On Barack Obama's watch China's trade deficit with the U.S. ballooned, hitting an all-time high of US$367 billion in 2015. More ominously, Beijing is expanding its geopolitical reach into the international waters of the South China Sea, through building artificial islands and platforms in disputed reefs. Despite the conflicting claims of six other states, Beijing provocatively claims the South China Sea as a kind of exclusive "Mare Nostrum" Our Sea.
While American rhetoric has stressed the right of free navigation in international waters, Washington's words and a downsized U.S. Navy have not stopped China's deeds. Obama's vaunted pivot to Asia was another style-over-substance policy.
North Korea's nuclear threat has expanded. Pyongyang has perfected working nuclear weapons during Obama's administration. There have been five nuclear tests and the regime is working on long-range missile technology, targeting Japan and ultimately the U.S. This could be a first test for Trump. Don't take the bait.
The Middle East
Obama inherited a dangerous but stabilized Iraq. After much American blood and treasure spent toppling Saddam's dictatorship, Iraq was reasonably secure. Obama's precipitous troop pullout caused the string in the national fabric to unravel reopening the sectarian divide. After losing huge swaths of land and cities to the Islamic State (IS), described by Obama as a "junior varsity" terrorist group, only now has Baghdad begun to regain its footing. Slowly they are reclaiming lost land from IS with the help of 5,000 U.S. troops.

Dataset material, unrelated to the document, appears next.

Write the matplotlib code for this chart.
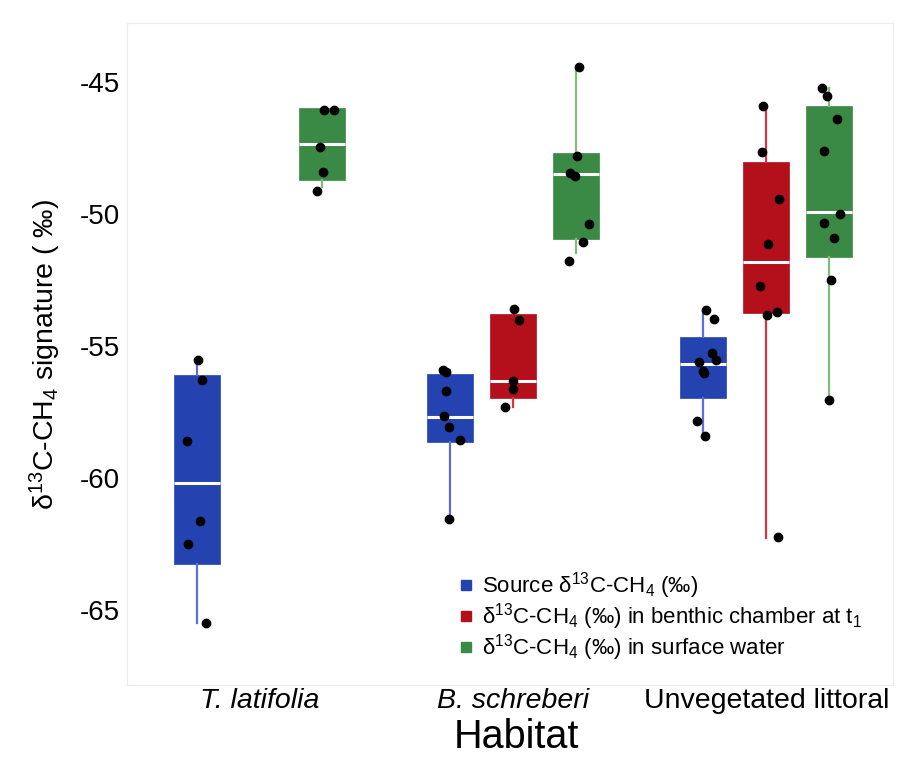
import matplotlib
matplotlib.use("Agg")
import matplotlib.pyplot as plt
from matplotlib.lines import Line2D

plt.rcParams["font.family"] = ["Liberation Sans", "DejaVu Sans"]
plt.rcParams["mathtext.fontset"] = "custom"
plt.rcParams["mathtext.rm"] = "Liberation Sans"
plt.rcParams["mathtext.it"] = "Liberation Sans:italic"

habitats = ["T. latifolia", "B. schreberi", "Unvegetated littoral"]
habitat_italic = [True, True, False]

series_labels = [
    "Source δ$^{13}$C-CH$_4$ (‰)",
    "δ$^{13}$C-CH$_4$ (‰) in benthic chamber at t$_1$",
    "δ$^{13}$C-CH$_4$ (‰) in surface water",
]
box_colors = ["#2443b0", "#b3101c", "#3a8a46"]
whisker_colors = ["#5b6fd6", "#dc3444", "#80bb80"]

# Box summaries per habitat: [lower whisker, Q1, median, Q3, upper whisker]
source_stats = [
    [-65.50, -63.28, -60.22, -56.13, -55.54],
    [-61.57, -58.64, -57.70, -56.07, -55.92],
    [-58.43, -56.98, -55.69, -54.68, -53.65],
]
benthic_stats = [
    None,
    [-57.32, -56.98, -56.34, -53.80, -53.62],
    [-62.29, -53.78, -51.85, -48.06, -45.94],
]
surface_stats = [
    [-49.00, -48.71, -47.36, -46.00, -46.00],
    [-51.50, -50.97, -48.49, -47.70, -44.43],
    [-57.05, -51.64, -49.94, -45.92, -45.25],
]

# Individual measurements per habitat
source_points = [
    [-55.54, -56.30, -58.62, -61.63, -62.50, -65.50],
    [-55.92, -56.00, -56.70, -57.68, -58.08, -58.58, -61.57],
    [-53.65, -53.99, -55.28, -55.53, -55.63, -55.97, -56.02, -57.86, -58.43],
]
benthic_points = [
    [],
    [-53.62, -54.03, -56.32, -56.66, -57.32],
    [-45.94, -47.67, -49.44, -51.15, -52.74, -53.84, -53.74, -62.23],
]
surface_points = [
    [-46.07, -46.07, -47.47, -48.43, -49.13],
    [-44.43, -47.80, -48.46, -48.56, -50.38, -51.06, -51.79],
    [-45.25, -45.54, -46.41, -47.61, -50.00, -50.36, -50.91, -52.52, -57.05],
]

# Horizontal jitter of the points around each box centre
source_jitter = [
    [0.004, 0.023, -0.040, 0.015, -0.034, 0.036],
    [-0.026, -0.016, -0.016, -0.022, -0.003, 0.041, -0.003],
    [0.011, 0.043, 0.034, 0.051, -0.018, -0.001, 0.003, -0.026, 0.007],
]
benthic_jitter = [
    [],
    [0.003, 0.026, 0.001, 0.001, -0.032],
    [-0.012, -0.015, 0.051, 0.005, -0.026, 0.001, 0.041, 0.045],
]
surface_jitter = [
    [0.005, 0.045, -0.011, 0.004, -0.020],
    [0.013, 0.005, -0.022, -0.002, 0.051, 0.027, -0.026],
    [-0.029, -0.009, 0.030, -0.022, 0.043, -0.021, 0.020, 0.006, -0.002],
]

y_ticks = [-45, -50, -55, -60, -65]

all_stats = [source_stats, benthic_stats, surface_stats]
all_points = [source_points, benthic_points, surface_points]
all_jitter = [source_jitter, benthic_jitter, surface_jitter]

fig = plt.figure(figsize=(9.05, 7.61), dpi=100)
ax = fig.add_axes([0.1403, 0.0999, 0.8464, 0.8699])

dodge = 0.248
box_width = 0.182

for s, (stats, pts, jit) in enumerate(zip(all_stats, all_points, all_jitter)):
    offset = (s - 1) * dodge
    for g, st in enumerate(stats):
        pos = g + 1 + offset
        if st is not None:
            lo, q1, med, q3, hi = st
            ax.bxp(
                [dict(whislo=lo, q1=q1, med=med, q3=q3, whishi=hi, fliers=[])],
                positions=[pos], widths=box_width, patch_artist=True,
                showfliers=False, showcaps=False,
                boxprops=dict(facecolor=box_colors[s], edgecolor=box_colors[s], linewidth=0.5),
                whiskerprops=dict(color=whisker_colors[s], linewidth=1.6),
                medianprops=dict(color="white", linewidth=2.2, solid_capstyle="butt"),
                zorder=2,
            )
        xs = [pos + j for j in jit[g]]
        ax.plot(xs, pts[g], "o", color="black", markersize=6, zorder=3, linestyle="none")

ax.set_xlim(0.477, 3.50)
ax.set_ylim(-67.85, -42.78)
ax.set_xticks([1, 2, 3])
ax.set_xticklabels(habitats, fontsize=20.5)
for lbl, it in zip(ax.get_xticklabels(), habitat_italic):
    if it:
        lbl.set_style("italic")
ax.set_yticks(y_ticks)
ax.set_yticklabels([str(v) for v in y_ticks], fontsize=20)
ax.tick_params(axis="both", length=0)
ax.tick_params(axis="x", pad=2)
ax.tick_params(axis="y", pad=5)

for sp in ax.spines.values():
    sp.set_color("#ececec")
    sp.set_linewidth(0.8)

fig.text(516 / 905, 1 - 737 / 761, "Habitat", fontsize=28.5, ha="center", va="center")
ax.set_ylabel("δ$^{13}$C-CH$_4$ signature ( ‰)", fontsize=20.5, labelpad=12)

handles = [Line2D([], [], marker="s", linestyle="none", color=c, markersize=7)
           for c in box_colors]
ax.legend(handles, series_labels, loc="upper left",
          bbox_to_anchor=(445 / 905, 1 - 559 / 761), bbox_transform=fig.transFigure,
          frameon=False, fontsize=16, handletextpad=0.25, labelspacing=0.0,
          borderpad=0, handlelength=0.9)

fig.savefig("out.png", dpi=100)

Despite the Islamic Republic of Iran being a clear and present danger to regional stability, especially Saudi Arabia and Israel, the Obama team brokered a multilateral diplomatic deal with Russia, China, France, Germany and the U.K. to presumably defuse Iran's embryonic nuclear capacity. While the "deal" as Secretary of State Kerry proudly describes it, has frozen Tehran's nuclear weapons program, not all countries are quite so sanguine. In the meantime, Obama released hundreds of millions of Iranian frozen financial assets and helped Boeing aircraft win contracts to sell Iran Air late model American civilian airliners and technology.
Poor Syria; 500,000 dead, over 10 million people internally displaced or turned into refugees. The so-called Arab Spring began with democratic intentions but soon turned into a bloody sectarian winter. An American seesaw policy of tough words and empty actions toward Syria's dictatorship enflamed a regional conflict and eventually invited bloody backdoor Russian involvement.
There are many more Middle East disasters from Western intervention, such as in Libya (the country is now a chaotic gaggle of warlords and terrorist clans) and Yemen (once Obama's poster child in the region and now torn asunder by rival Saudi and Iranian backed factions). Once-close American relations with Israel are tragically frayed.